§ Set task
Skip every picture, and extract verbatim the lines from the line containing "Write the TikZ code for this diagram." to the line containing "(top.297) -- ([yshift=6pt]e5.north);", both lines included.

[Figure scripts]
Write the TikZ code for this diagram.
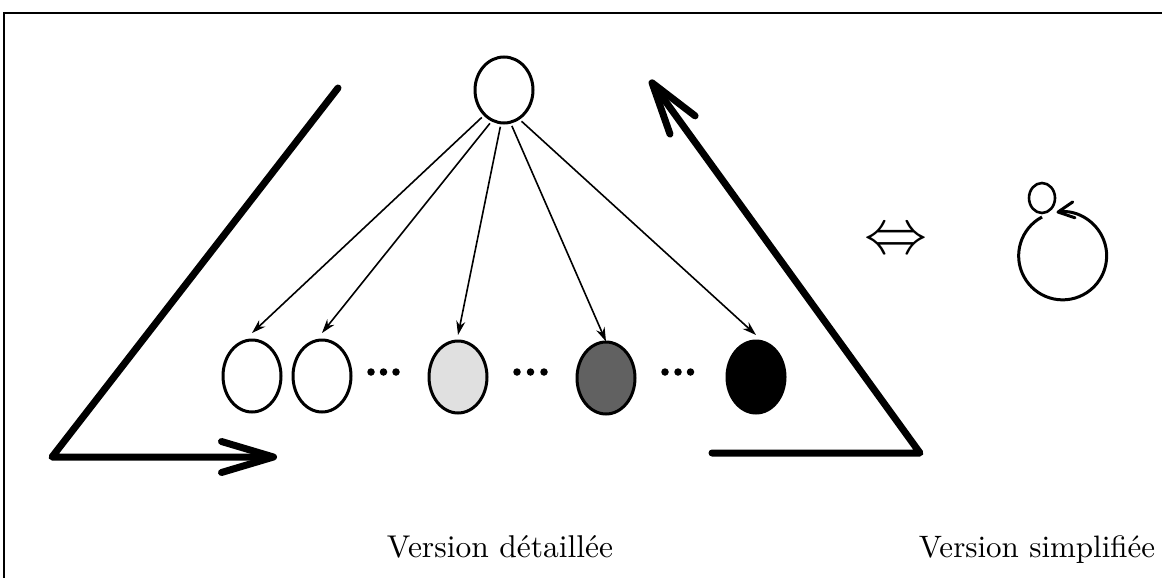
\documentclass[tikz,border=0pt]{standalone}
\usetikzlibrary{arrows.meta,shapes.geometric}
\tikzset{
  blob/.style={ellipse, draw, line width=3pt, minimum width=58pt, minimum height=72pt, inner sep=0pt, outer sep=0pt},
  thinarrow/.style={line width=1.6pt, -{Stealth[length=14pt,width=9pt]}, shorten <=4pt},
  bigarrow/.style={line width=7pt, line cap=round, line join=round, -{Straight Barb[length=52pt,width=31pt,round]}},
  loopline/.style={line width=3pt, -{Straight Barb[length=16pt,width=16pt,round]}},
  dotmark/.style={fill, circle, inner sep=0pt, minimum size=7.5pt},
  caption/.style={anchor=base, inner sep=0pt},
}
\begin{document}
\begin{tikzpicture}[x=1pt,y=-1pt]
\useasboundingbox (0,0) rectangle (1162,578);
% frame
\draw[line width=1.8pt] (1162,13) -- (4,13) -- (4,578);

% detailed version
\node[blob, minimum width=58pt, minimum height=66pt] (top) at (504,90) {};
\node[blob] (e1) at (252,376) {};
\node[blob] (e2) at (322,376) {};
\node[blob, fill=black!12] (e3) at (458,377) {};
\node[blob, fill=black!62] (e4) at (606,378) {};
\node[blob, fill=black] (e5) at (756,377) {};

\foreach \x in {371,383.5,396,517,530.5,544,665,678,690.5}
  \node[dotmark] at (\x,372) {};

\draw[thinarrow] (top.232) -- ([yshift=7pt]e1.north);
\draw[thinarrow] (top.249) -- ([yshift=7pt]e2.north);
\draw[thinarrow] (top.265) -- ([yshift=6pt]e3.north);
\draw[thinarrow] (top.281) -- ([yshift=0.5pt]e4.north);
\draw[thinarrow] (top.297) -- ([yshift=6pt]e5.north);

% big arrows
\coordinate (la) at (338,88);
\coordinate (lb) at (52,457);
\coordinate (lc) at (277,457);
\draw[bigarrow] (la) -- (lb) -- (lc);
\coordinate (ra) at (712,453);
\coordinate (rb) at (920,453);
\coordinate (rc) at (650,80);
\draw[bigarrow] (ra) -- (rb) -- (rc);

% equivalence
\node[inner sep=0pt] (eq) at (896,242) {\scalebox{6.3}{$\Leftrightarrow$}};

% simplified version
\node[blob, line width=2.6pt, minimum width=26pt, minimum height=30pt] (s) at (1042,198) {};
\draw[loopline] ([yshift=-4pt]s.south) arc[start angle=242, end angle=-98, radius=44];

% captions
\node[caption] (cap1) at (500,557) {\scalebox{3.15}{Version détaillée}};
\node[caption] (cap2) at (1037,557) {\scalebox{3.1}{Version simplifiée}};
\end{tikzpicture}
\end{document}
==
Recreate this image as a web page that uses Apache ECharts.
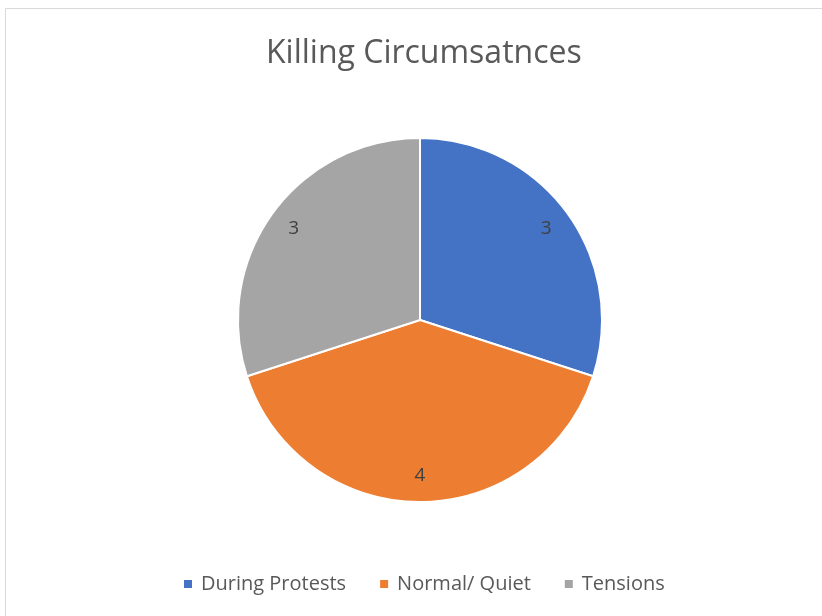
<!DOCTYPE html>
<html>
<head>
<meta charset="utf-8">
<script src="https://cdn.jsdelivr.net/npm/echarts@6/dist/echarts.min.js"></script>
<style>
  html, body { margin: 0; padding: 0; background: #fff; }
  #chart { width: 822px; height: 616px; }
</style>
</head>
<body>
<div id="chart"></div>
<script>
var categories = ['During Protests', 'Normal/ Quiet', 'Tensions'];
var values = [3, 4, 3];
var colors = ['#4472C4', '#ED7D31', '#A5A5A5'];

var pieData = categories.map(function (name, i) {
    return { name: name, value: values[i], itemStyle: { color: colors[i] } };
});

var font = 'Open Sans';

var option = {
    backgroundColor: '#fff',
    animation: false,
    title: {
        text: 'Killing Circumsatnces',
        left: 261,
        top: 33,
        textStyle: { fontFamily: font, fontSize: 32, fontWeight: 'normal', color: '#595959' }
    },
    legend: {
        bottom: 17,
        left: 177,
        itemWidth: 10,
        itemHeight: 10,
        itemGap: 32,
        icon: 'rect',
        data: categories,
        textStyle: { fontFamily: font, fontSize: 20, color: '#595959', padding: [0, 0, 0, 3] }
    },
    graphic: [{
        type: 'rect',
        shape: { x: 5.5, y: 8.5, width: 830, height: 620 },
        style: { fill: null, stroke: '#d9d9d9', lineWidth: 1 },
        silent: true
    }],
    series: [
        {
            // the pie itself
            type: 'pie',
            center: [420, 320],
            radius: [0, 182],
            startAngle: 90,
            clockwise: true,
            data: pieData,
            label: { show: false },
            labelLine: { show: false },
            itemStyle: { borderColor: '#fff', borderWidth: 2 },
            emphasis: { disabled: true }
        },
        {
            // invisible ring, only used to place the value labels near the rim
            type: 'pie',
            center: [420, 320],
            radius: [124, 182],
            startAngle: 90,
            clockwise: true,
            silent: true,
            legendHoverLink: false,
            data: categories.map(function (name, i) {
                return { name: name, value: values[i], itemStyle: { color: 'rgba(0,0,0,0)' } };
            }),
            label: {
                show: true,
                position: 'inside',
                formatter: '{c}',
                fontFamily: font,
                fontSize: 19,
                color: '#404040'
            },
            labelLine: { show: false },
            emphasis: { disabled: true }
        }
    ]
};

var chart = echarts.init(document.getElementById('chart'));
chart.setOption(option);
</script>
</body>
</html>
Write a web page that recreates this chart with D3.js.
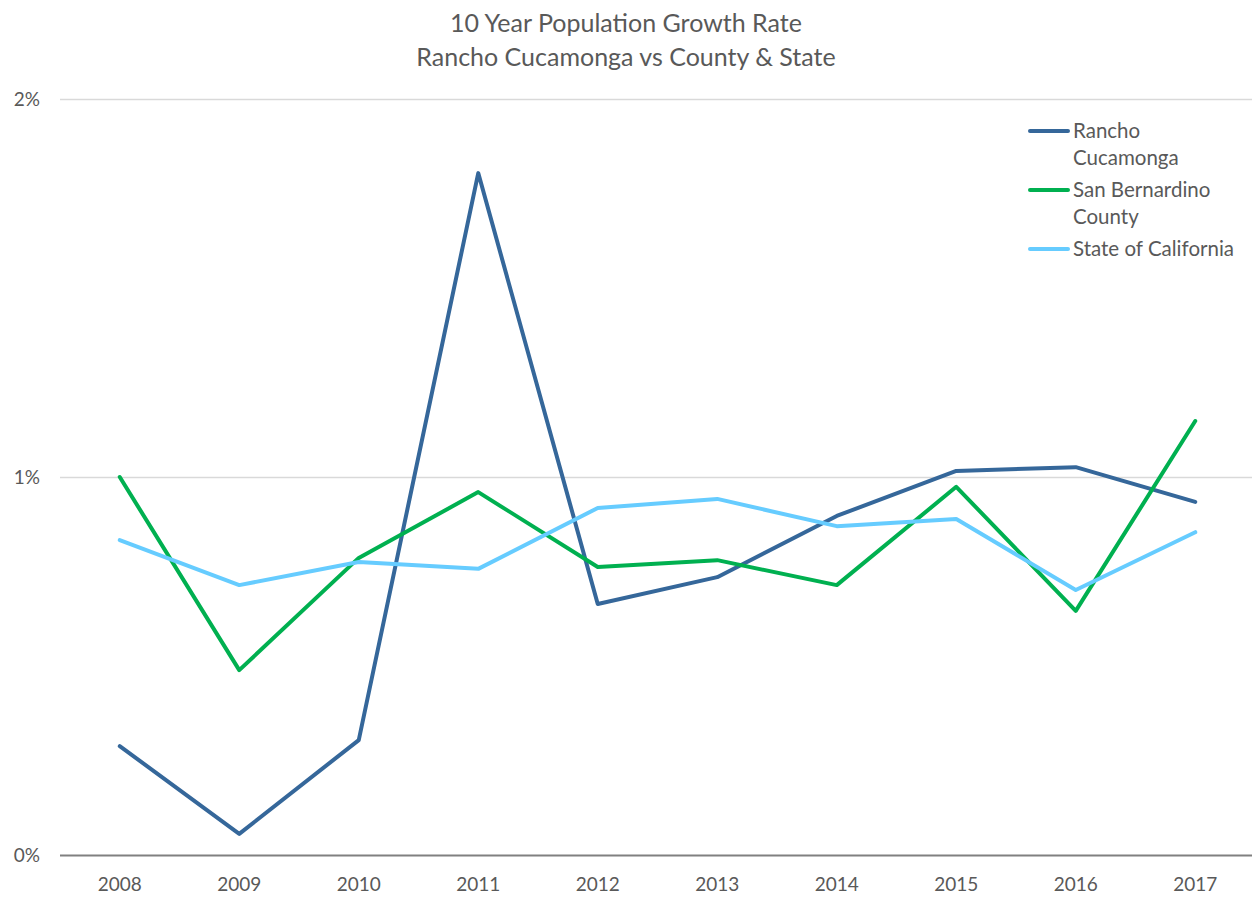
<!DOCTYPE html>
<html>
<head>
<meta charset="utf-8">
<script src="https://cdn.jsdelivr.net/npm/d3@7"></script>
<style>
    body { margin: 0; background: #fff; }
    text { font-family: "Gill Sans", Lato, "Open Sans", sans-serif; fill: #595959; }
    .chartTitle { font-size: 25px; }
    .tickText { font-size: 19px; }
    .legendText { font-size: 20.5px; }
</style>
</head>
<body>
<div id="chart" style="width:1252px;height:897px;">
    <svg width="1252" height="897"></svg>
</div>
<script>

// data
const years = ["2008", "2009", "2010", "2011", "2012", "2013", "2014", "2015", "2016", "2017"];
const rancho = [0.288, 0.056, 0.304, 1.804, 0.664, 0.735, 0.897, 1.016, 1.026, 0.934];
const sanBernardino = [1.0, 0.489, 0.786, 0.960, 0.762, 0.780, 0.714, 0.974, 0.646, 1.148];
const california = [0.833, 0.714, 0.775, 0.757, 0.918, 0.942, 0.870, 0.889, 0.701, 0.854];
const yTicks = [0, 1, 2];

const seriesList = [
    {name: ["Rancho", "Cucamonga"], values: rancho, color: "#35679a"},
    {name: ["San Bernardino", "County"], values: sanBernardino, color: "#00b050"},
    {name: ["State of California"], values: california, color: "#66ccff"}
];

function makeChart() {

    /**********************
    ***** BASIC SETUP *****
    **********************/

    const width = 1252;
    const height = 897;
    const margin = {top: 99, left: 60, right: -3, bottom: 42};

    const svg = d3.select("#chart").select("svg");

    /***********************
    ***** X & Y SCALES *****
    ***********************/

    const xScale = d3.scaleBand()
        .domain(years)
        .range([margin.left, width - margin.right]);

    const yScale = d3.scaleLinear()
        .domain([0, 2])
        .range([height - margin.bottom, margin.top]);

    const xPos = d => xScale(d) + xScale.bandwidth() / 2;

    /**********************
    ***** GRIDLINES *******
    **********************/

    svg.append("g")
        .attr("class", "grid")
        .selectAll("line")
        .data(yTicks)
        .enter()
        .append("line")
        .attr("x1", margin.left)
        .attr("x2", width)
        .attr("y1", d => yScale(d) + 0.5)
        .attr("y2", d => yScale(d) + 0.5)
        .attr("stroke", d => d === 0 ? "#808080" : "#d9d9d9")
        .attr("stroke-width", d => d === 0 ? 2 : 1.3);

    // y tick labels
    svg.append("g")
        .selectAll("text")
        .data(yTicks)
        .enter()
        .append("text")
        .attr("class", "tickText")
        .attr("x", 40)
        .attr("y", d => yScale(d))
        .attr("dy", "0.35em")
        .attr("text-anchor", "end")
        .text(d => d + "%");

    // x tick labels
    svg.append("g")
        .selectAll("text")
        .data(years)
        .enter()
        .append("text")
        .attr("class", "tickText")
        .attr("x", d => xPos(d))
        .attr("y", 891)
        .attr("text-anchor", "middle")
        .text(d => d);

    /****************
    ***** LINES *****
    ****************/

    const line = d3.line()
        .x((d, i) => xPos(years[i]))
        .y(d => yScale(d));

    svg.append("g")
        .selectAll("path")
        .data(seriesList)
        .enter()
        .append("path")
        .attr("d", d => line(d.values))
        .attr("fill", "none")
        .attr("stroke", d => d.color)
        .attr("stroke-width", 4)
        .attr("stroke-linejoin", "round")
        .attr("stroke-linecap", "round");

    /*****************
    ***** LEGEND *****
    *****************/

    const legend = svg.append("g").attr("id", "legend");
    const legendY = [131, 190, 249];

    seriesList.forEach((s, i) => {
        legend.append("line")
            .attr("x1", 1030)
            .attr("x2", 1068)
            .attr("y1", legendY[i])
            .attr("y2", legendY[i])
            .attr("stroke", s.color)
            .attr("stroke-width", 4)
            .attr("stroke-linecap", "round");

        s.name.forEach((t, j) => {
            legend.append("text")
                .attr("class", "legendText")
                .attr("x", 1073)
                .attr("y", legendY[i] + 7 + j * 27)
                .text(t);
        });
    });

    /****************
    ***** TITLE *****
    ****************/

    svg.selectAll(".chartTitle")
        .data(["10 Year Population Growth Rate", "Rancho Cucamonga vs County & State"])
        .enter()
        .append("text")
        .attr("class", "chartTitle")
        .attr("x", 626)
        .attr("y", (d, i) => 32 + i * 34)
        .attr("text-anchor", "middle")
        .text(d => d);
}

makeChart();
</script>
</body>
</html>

§ Task answer
Write the TikZ code for this diagram.
\documentclass[tikz,border=0pt]{standalone}
\usetikzlibrary{arrows.meta,shapes.geometric}
\tikzset{
  blob/.style={ellipse, draw, line width=3pt, minimum width=58pt, minimum height=72pt, inner sep=0pt, outer sep=0pt},
  thinarrow/.style={line width=1.6pt, -{Stealth[length=14pt,width=9pt]}, shorten <=4pt},
  bigarrow/.style={line width=7pt, line cap=round, line join=round, -{Straight Barb[length=52pt,width=31pt,round]}},
  loopline/.style={line width=3pt, -{Straight Barb[length=16pt,width=16pt,round]}},
  dotmark/.style={fill, circle, inner sep=0pt, minimum size=7.5pt},
  caption/.style={anchor=base, inner sep=0pt},
}
\begin{document}
\begin{tikzpicture}[x=1pt,y=-1pt]
\useasboundingbox (0,0) rectangle (1162,578);
% frame
\draw[line width=1.8pt] (1162,13) -- (4,13) -- (4,578);

% detailed version
\node[blob, minimum width=58pt, minimum height=66pt] (top) at (504,90) {};
\node[blob] (e1) at (252,376) {};
\node[blob] (e2) at (322,376) {};
\node[blob, fill=black!12] (e3) at (458,377) {};
\node[blob, fill=black!62] (e4) at (606,378) {};
\node[blob, fill=black] (e5) at (756,377) {};

\foreach \x in {371,383.5,396,517,530.5,544,665,678,690.5}
  \node[dotmark] at (\x,372) {};

\draw[thinarrow] (top.232) -- ([yshift=7pt]e1.north);
\draw[thinarrow] (top.249) -- ([yshift=7pt]e2.north);
\draw[thinarrow] (top.265) -- ([yshift=6pt]e3.north);
\draw[thinarrow] (top.281) -- ([yshift=0.5pt]e4.north);
\draw[thinarrow] (top.297) -- ([yshift=6pt]e5.north);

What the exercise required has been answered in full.